Gracenote’s Dynamic EQ applies preprogrammed bass and treble settings to individual songs.
Ahead of CES, Gracenote announced a new audio technology that can automatically apply equalizer settings, changing bass and treble for specific song tracks. The technology, designed for cars, can be implemented by equipment suppliers in automotive stereo equipment.
Gracenote has built its business on audio recognition technology and a music catalog. Its existing technology can recognize a track from a CD, for example, and apply the correct genre, artist name, album name and song title, either from a cloud-based or onboard database.
Dynamic EQ builds on this technology, by including a set of optimal equalizer settings tailored for every every song. Equalizer settings boost or lower specific frequencies, so that you hear more or less bass and treble. Dynamic EQ might, for example, boost the bass on a rap song or highlight treble for a violin solo.
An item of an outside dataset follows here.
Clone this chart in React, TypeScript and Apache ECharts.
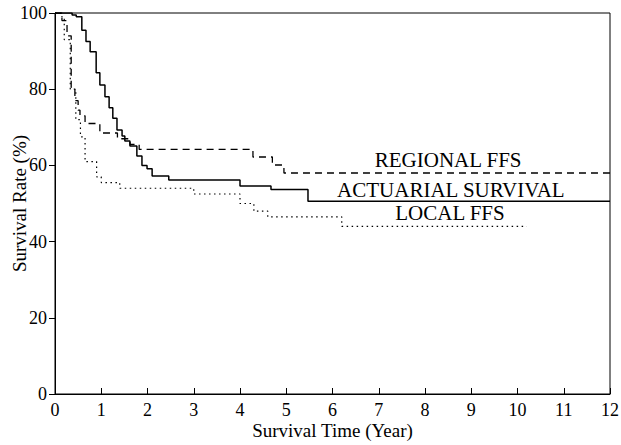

Gracenote co-founder Ty Roberts told CNET in a phone call that Dynamic EQ uses a software-based five band parametric equalizer, which can not only adjust levels but also adjust the breadth of a frequency being affected for a better listening experience.
Roberts pointed out that one benefit of Dynamic EQ would be eliminating the need of the driver to fiddle with bass or treble controls, which in modern cars are often buried under menus on a touchscreen interface.
As with Gracenote’s music database, the company will partner with automakers and equipment suppliers to implement its Dynamic EQ technology. As such, it will likely be a model year or two before it becomes available in a production vehicle.